Monday, September 18, 2006

The Louder Message?

Today's Washington Post includes an op-ed on energy policy by Representative Sherwood Boehlert (R, NY,) chair of the House Science Committee. He argues that our approach to energy has been all talk and little action, and he draws an analogy to BP's recent problems in Alaska and elsewhere. He concludes that the market won't deliver conservation without being forced by government to produce more efficient products, by means such as more stringent Corporate Average Fuel Economy (CAFE) standards. I wonder, though, if such a move would send any louder message than the one currently being delivered by the voluntary decimation announced by Ford Motor Company last week.

Rep. Boehlert is mistaken in several details, but his assessment of the big picture is justified. It's incorrect to say that consumers haven't had the choice of more efficient cars for many years, or to think that simply changing CAFE standards will alter the industry's sales mix in ways that fuel prices haven't.
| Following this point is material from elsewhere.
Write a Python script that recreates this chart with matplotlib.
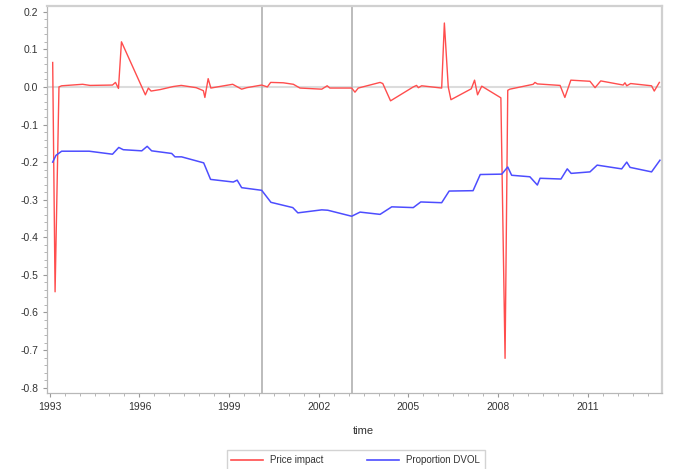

He also mis-characterizes the long-overdue reassessment of a federal ban on offshore oil and gas drilling that was founded on 30-year old environmental assumptions and is simply incompatible with any notion of US energy security. But he is correct that merely promoting domestic production doesn't constitute an energy strategy, which must include a comprehensive view of the demand side, as well.

However, rather than remaining aloof from the issue, the market has sent a powerful message about the importance of efficiency. Sustained high gas prices utterly demolished the product strategy of the second-largest US carmaker, which was overly reliant on sales of big SUVs and pickup trucks and lacked sufficiently attractive cars and crossovers, to an even greater extent than its slumping US counterparts. Ford's massive employee "buyout" program was prompted by massive financial losses and a 3-year slide in their equity value, to levels that would put the company into play--if anyone else wanted to be saddled with their problems. Their present action will staunch the bleeding, but it's a poor and tardy substitute for the kind of efficiency-based product strategy Toyota launched nearly a decade ago, and that is carrying them to within striking distance of the #1 spot in the global auto industry.

I also don't believe that stricter CAFE standards would have averted this situation. Rather, two quirks in CAFE have contributed greatly to the present, sorry state of the US car business. The well-known "SUV Loophole" paved the way for building highly-profitable but grossly inefficient truck-based SUVs, and the Flexible Fuel offset, by which inexpensive ethanol compatibility turned millions of SUVs into sub-compacts on paper, delayed more meaningful responses. CAFE standards alone, even if they were simplified to eliminate all loopholes--a hard prospect to imagine in contemporary politics--are no substitute for sending consumers the signals that will change their buying habits. Nor do they replace sound strategic planning on the part of auto makers, when the signposts of rising oil prices have been evident for years.

The stricter CAFEs that Rep. Boehlert advocates won't force consumers to buy efficient cars; they will merely stimulate a wider array of choices. Let's hope that Ford's painful lesson has been learned by all, and that it won't just be Japanese, Korean and Chinese auto makers that benefit. As it was in the 1970s, it is too late for GM, Ford and Chrysler to get ahead of this curve and turn these trends to their advantage. Let's hope it's not too late for them to catch up, at all.